Informatizzano, pianificano, rispettano l’ambiente, comunicano più dei loro padri, ma soprattutto sono in grado di aprirsi autentiche autostrade commerciali verso l’estero. Sono i figli, e le figlie, dei grandi viticoltori italiani alle prese con un cambio generazionale decisivo per l’intero settore. Vinitaly ha fotografato il primo vero passaggio generazionale che stanno vivendo le family business vinicole dell’età moderna – da quando cioè il vino italiano è diventato voce decisiva del Pil agroalimentare – attraverso una ricerca qualitativa commissionata all’Ispo e presentata da Renato Mannheimer nel corso della degustazione di Civiltà del Bere-Vinitaly ‘Di padre in figlio – Il passaggio generazionale nelle grandi famiglie del vino’.
Lo studio – L’indagine, compiuta attraverso interviste a genitori e figli di 6 tra le principali imprese familiari del vino italiano e a 4 economisti (Guido Corbetta, Università Bocconi; Claudio Devecchi, CERIF- Università Cattolica; Carlo Carboni, Università Politecnica delle Marche; Salvatore Carrubba, Iulm), rivela vantaggi e debolezze di un valore familiare d’impresa che nel vino trova uno dei suoi principali alleati, con gran parte del fatturato annuo (10mld) in dote ad aziende storiche. In un Paese epicentro del family business (secondo l’omonima rivista americana, nel mondo 6 aziende familiari tra le 10 più anziane sono italiane), la ricerca dimostra come quello del vino sia il settore dove più sono convogliate le positività del fenomeno. «Gli economisti intervistati – ha detto Renato Mannheimer – ritengono il comparto una sorta di eccezione che si distingue da tutti gli altri settori in modo molto positivo. Se infatti in generale con la generazione dei figli si perde coraggio, abilità e spirito di sacrificio, nel comparto vinicolo prevalgono saggezza, buon senso e continuità. Specie le donne, che oggi rappresentano una voce sempre più autorevole del business enologico, sono molto apprezzate per artigianalità, autenticità e creatività». Non mancano però, secondo gli economisti, alcuni limiti, individuati soprattutto nel rischio storico di avere una proprietà forse troppo invadente e onnipresente, con pochissime deleghe lasciate ai manager esterni.

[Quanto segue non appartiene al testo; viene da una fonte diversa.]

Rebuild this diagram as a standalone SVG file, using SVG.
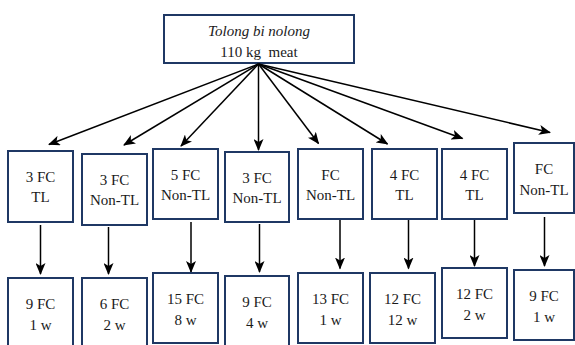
<svg xmlns="http://www.w3.org/2000/svg" width="575" height="345" viewBox="0 0 575 345">
<style>
.box{fill:#fff;stroke:#1f3864;stroke-width:2}
.t{font-family:"Liberation Serif","Times New Roman",serif;font-size:15px;fill:#1a1a1a;text-anchor:middle}
.c{stroke:#000;stroke-width:1.5;fill:none;marker-end:url(#ah)}
</style>
<defs>
<marker id="ah" viewBox="0 0 12 10" refX="11" refY="5" markerWidth="12" markerHeight="10" markerUnits="userSpaceOnUse" orient="auto">
<path d="M0,0 L12,5 L0,10 L3,5 z" fill="#000"/>
</marker>
</defs>
<rect width="575" height="345" fill="#fff"/>
<g id="top">
<rect class="box" x="164" y="15" width="190" height="48"/>
<text class="t" x="259" y="36" font-style="italic">Tolong bi nolong</text>
<text class="t" x="259" y="57" xml:space="preserve" style="white-space:pre">110 kg  meat</text>
</g>
<g id="connectors">
<line class="c" x1="258.5" y1="64" x2="49" y2="144.5"/>
<line class="c" x1="258.5" y1="64" x2="124" y2="145"/>
<line class="c" x1="258.5" y1="64" x2="181" y2="146"/>
<line class="c" x1="258.5" y1="64" x2="258.5" y2="150"/>
<line class="c" x1="258.5" y1="64" x2="318.5" y2="143.5"/>
<line class="c" x1="258.5" y1="64" x2="387.5" y2="144"/>
<line class="c" x1="258.5" y1="64" x2="462.5" y2="138.5"/>
<line class="c" x1="258.5" y1="64" x2="550" y2="132.5"/>
<line class="c" x1="40.5" y1="225" x2="40.5" y2="274"/>
<line class="c" x1="108.5" y1="227" x2="108.5" y2="274"/>
<line class="c" x1="191" y1="222" x2="191" y2="272"/>
<line class="c" x1="259.5" y1="224" x2="259.5" y2="272"/>
<line class="c" x1="340" y1="220" x2="340" y2="268.5"/>
<line class="c" x1="408.5" y1="220" x2="408.5" y2="268.5"/>
<line class="c" x1="474.5" y1="218" x2="474.5" y2="266"/>
<line class="c" x1="544.5" y1="217" x2="544.5" y2="266"/>
</g>
<g id="n1"><rect class="box" x="8" y="151" width="65" height="71"/><text class="t" x="40.5" y="182">3 FC</text><text class="t" x="40.5" y="202">TL</text></g>
<g id="n2"><rect class="box" x="82" y="154" width="65" height="71"/><text class="t" x="114.5" y="185">3 FC</text><text class="t" x="114.5" y="205">Non-TL</text></g>
<g id="n3"><rect class="box" x="153" y="149" width="65" height="70"/><text class="t" x="185.5" y="179.5">5 FC</text><text class="t" x="185.5" y="199.5">Non-TL</text></g>
<g id="n4"><rect class="box" x="225" y="152" width="64" height="70"/><text class="t" x="257" y="182.5">3 FC</text><text class="t" x="257" y="202.5">Non-TL</text></g>
<g id="n5"><rect class="box" x="298" y="149" width="65" height="70"/><text class="t" x="330.5" y="179.5">FC</text><text class="t" x="330.5" y="199.5">Non-TL</text></g>
<g id="n6"><rect class="box" x="372" y="149" width="65" height="70"/><text class="t" x="404.5" y="179.5">4 FC</text><text class="t" x="404.5" y="199.5">TL</text></g>
<g id="n7"><rect class="box" x="442" y="149" width="65" height="70"/><text class="t" x="474.5" y="179.5">4 FC</text><text class="t" x="474.5" y="199.5">TL</text></g>
<g id="n8"><rect class="box" x="514" y="143" width="60" height="70"/><text class="t" x="544" y="174">FC</text><text class="t" x="544" y="195">Non-TL</text></g>
<g id="m1"><rect class="box" x="8" y="278" width="65" height="72"/><text class="t" x="40.5" y="308.5">9 FC</text><text class="t" x="40.5" y="330">1 w</text></g>
<g id="m2"><rect class="box" x="82" y="278" width="65" height="72"/><text class="t" x="114.5" y="308.5">6 FC</text><text class="t" x="114.5" y="330">2 w</text></g>
<g id="m3"><rect class="box" x="153" y="273" width="65" height="70"/><text class="t" x="185.5" y="303.5">15 FC</text><text class="t" x="185.5" y="324.5">8 w</text></g>
<g id="m4"><rect class="box" x="225" y="276" width="64" height="74"/><text class="t" x="257" y="306.5">9 FC</text><text class="t" x="257" y="327.5">4 w</text></g>
<g id="m5"><rect class="box" x="298" y="273" width="65" height="70"/><text class="t" x="330.5" y="303.5">13 FC</text><text class="t" x="330.5" y="324.5">1 w</text></g>
<g id="m6"><rect class="box" x="370" y="273" width="65" height="70"/><text class="t" x="402.5" y="303.5">12 FC</text><text class="t" x="402.5" y="324.5">12 w</text></g>
<g id="m7"><rect class="box" x="442" y="268" width="65" height="70"/><text class="t" x="474.5" y="298.5">12 FC</text><text class="t" x="474.5" y="319.5">2 w</text></g>
<g id="m8"><rect class="box" x="514" y="270" width="60" height="70"/><text class="t" x="544" y="301">9 FC</text><text class="t" x="544" y="322">1 w</text></g>
</svg>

I commenti – Dalle interviste ai protagonisti emerge la positività del passaggio in corso tra i vecchi ‘patriarchi buoni’ e i nuovi ‘manager con l’anima’ che non vogliono entrare in Borsa, ma anche la complessità del fenomeno in atto. Dietro a frasi del tipo ‘Papà dice che le aziende o crescono o muoiono. E noi siamo tutti d’accordo’ si nascondono, in realtà, dinamiche interiori che determinano una sorta di sfida naturale tra le due generazioni. Più sereni, e romantici i padri, che hanno ‘tracciato la strada’, più ‘stressati’ invece i figli, la cui ‘investitura’ è in alcuni casi anche ‘drammatica’. Ma a decretare il successo finale del cambio – che è comunque basato su identità e valori comuni – sono gli economisti: ‘I padri hanno inventato il prodotto, i figli sanno commercializzarlo’ ma anche i padri, secondo i quali ‘I ragazzi hanno aperto le finestre e fatto circolare aria nuova’; e ‘I figli hanno visione internazionale, sono a casa in tutto il mondo’. Per Giovanni Mantovani, direttore generale di Veronafiere: “Il successo d’impresa delle famiglie italiane del vino è anche il successo di Vinitaly. La svolta, in corso, del passaggio generazionale e la crescente esigenza di internazionalizzazione hanno influito sul nuovo concept di Vinitaly, sempre più business oriented a partire dalla nuova collocazione in calendario e dall’incremento delle presenze professionali internazionali”.